• What to work on
Write out the opening lines of the data word for word, up to and including the line with "const breakRows = [2.7, 2.3, 1.9, 1.5];", and leave every picture and every later line out.

• Stored data
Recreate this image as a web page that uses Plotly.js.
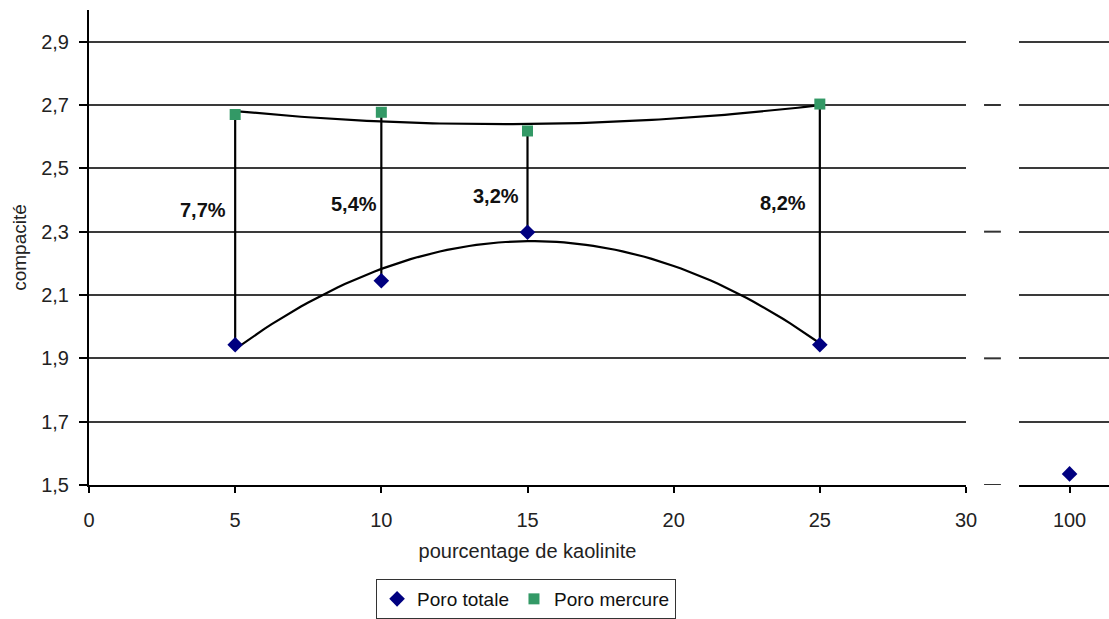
<!DOCTYPE html>
<html>
<head>
<meta charset="utf-8">
<script src="https://cdn.plot.ly/plotly-3.0.1.min.js"></script>
<style>html,body{margin:0;padding:0;background:#fff;}#chart{width:1109px;height:619px;}</style>
</head>
<body>
<div id="chart"></div>
<script>
// ---- data ----
const kaolinite = [5, 10, 15, 25];
const poroTotale = [1.943, 2.145, 2.298, 1.943];
const poroMercure = [2.670, 2.677, 2.618, 2.703];
const kaoliniteBreak = [100];
const poroTotaleBreak = [1.535];
const gapLabels = ['7,7%', '5,4%', '3,2%', '8,2%'];
const gapLabelX = [3.9, 9.07, 13.92, 23.74];
const gapLabelY = [2.369, 2.387, 2.412, 2.39];
const xTicks = [0, 5, 10, 15, 20, 25, 30];
const xBreakTicks = [100];
const yTicks = [1.5, 1.7, 1.9, 2.1, 2.3, 2.5, 2.7, 2.9];
const breakRows = [2.7, 2.3, 1.9, 1.5];

// quadratic least-squares trendline (like the spreadsheet's polynomial trend)
function quadFit(xs, ys) {
  let S = [0,0,0,0,0], T = [0,0,0];
  for (let i = 0; i < xs.length; i++) {
    let p = 1;
    for (let k = 0; k < 5; k++) { S[k] += p; if (k < 3) T[k] += p * ys[i]; p *= xs[i]; }
  }
  const A = [[S[0],S[1],S[2],T[0]],[S[1],S[2],S[3],T[1]],[S[2],S[3],S[4],T[2]]];
  for (let c = 0; c < 3; c++) {
    for (let r = c + 1; r < 3; r++) {
      const f = A[r][c] / A[c][c];
      for (let k = c; k < 4; k++) A[r][k] -= f * A[c][k];
    }
  }
  const co = [0,0,0];
  for (let r = 2; r >= 0; r--) {
    let s = A[r][3];
    for (let k = r + 1; k < 3; k++) s -= A[r][k] * co[k];
    co[r] = s / A[r][r];
  }
  return co;
}
function trend(xs, ys) {
  const co = quadFit(xs, ys);
  const x0 = Math.min(...xs), x1 = Math.max(...xs);
  const tx = [], ty = [];
  for (let i = 0; i <= 80; i++) {
    const x = x0 + (x1 - x0) * i / 80;
    tx.push(x); ty.push(co[0] + co[1] * x + co[2] * x * x);
  }
  return {x: tx, y: ty};
}

const tT = trend(kaolinite, poroTotale);
const tM = trend(kaolinite, poroMercure);

const dropX = [], dropY = [];
kaolinite.forEach((k, i) => { dropX.push(k, k, null); dropY.push(poroTotale[i], poroMercure[i], null); });

const FONT = 'Liberation Sans, Arial, sans-serif';

const traces = [
  {x: tT.x, y: tT.y, mode: 'lines', line: {color: '#000', width: 2.2}, showlegend: false, hoverinfo: 'skip'},
  {x: tM.x, y: tM.y, mode: 'lines', line: {color: '#000', width: 2.2}, showlegend: false, hoverinfo: 'skip'},
  {x: dropX, y: dropY, mode: 'lines', line: {color: '#000', width: 2.2}, showlegend: false, hoverinfo: 'skip'},
  {x: kaolinite, y: poroTotale, name: 'Poro totale', mode: 'markers',
   marker: {symbol: 'diamond', color: '#000080', size: 12}},
  {x: kaolinite, y: poroMercure, name: 'Poro mercure', mode: 'markers',
   marker: {symbol: 'square', color: '#339966', size: 11}},
  {x: kaoliniteBreak, y: poroTotaleBreak, name: 'Poro totale', mode: 'markers', xaxis: 'x2', yaxis: 'y',
   marker: {symbol: 'diamond', color: '#000080', size: 12}, showlegend: false}
];

const annotations = gapLabels.map((t, i) => ({
  x: gapLabelX[i], y: gapLabelY[i], xref: 'x', yref: 'y', text: '<b>' + t + '</b>',
  showarrow: false, font: {family: FONT, size: 20, color: '#111'}
}));

const shapes = breakRows.map(v => ({
  type: 'line', xref: 'paper', yref: 'y', x0: 0.8775, x1: 0.894, y0: v, y1: v,
  line: {color: '#333', width: 2}
}));

const layout = {
  width: 1109, height: 619,
  margin: {l: 89, r: 0, t: 10, b: 131},
  paper_bgcolor: '#fff', plot_bgcolor: '#fff',
  separators: ', ',
  font: {family: FONT, size: 20, color: '#222'},
  showlegend: true,
  legend: {orientation: 'h', x: 0.4285, xanchor: 'center', y: -0.199, yanchor: 'top',
           bordercolor: '#333', borderwidth: 1, font: {family: FONT, size: 19, color: '#111'},
           itemwidth: 30, tracegroupgap: 0},
  xaxis: {domain: [0, 0.8598], range: [0, 30], tickvals: xTicks, ticktext: xTicks.map(String),
          showgrid: false, zeroline: false, showline: true, linecolor: '#000', linewidth: 2,
          ticks: 'outside', ticklen: 6, tickcolor: '#000', tickwidth: 2, ticklabelstandoff: 10,
          tickfont: {family: FONT, size: 20, color: '#222'},
          title: {text: 'pourcentage de kaolinite', font: {family: FONT, size: 20, color: '#222'}, standoff: 14}},
  xaxis2: {domain: [0.9118, 1], range: [98.288, 101.336], tickvals: xBreakTicks, ticktext: ['100'],
           anchor: 'y', showgrid: false, zeroline: false, showline: true, linecolor: '#000', linewidth: 2,
           ticks: 'outside', ticklen: 6, tickcolor: '#000', tickwidth: 2, ticklabelstandoff: 10,
           tickfont: {family: FONT, size: 20, color: '#222'}},
  yaxis: {range: [1.5, 3.0], tickvals: yTicks, tickformat: '.1f', anchor: 'x',
          showgrid: true, gridcolor: '#3a3a3a', gridwidth: 2, zeroline: false,
          showline: true, linecolor: '#000', linewidth: 2,
          ticks: 'outside', ticklen: 8, tickcolor: '#000', tickwidth: 2, ticklabelstandoff: 6,
          tickfont: {family: FONT, size: 20, color: '#222'},
          title: {text: 'compacité', font: {family: FONT, size: 19, color: '#222'}, standoff: 10}},
  annotations: annotations,
  shapes: shapes
};

Plotly.newPlot('chart', traces, layout, {displayModeBar: false, staticPlot: true});
</script>
</body>
</html>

• Written solution
Recreate this image as a web page that uses Plotly.js.
<!DOCTYPE html>
<html>
<head>
<meta charset="utf-8">
<script src="https://cdn.plot.ly/plotly-3.0.1.min.js"></script>
<style>html,body{margin:0;padding:0;background:#fff;}#chart{width:1109px;height:619px;}</style>
</head>
<body>
<div id="chart"></div>
<script>
// ---- data ----
const kaolinite = [5, 10, 15, 25];
const poroTotale = [1.943, 2.145, 2.298, 1.943];
const poroMercure = [2.670, 2.677, 2.618, 2.703];
const kaoliniteBreak = [100];
const poroTotaleBreak = [1.535];
const gapLabels = ['7,7%', '5,4%', '3,2%', '8,2%'];
const gapLabelX = [3.9, 9.07, 13.92, 23.74];
const gapLabelY = [2.369, 2.387, 2.412, 2.39];
const xTicks = [0, 5, 10, 15, 20, 25, 30];
const xBreakTicks = [100];
const yTicks = [1.5, 1.7, 1.9, 2.1, 2.3, 2.5, 2.7, 2.9];
const breakRows = [2.7, 2.3, 1.9, 1.5];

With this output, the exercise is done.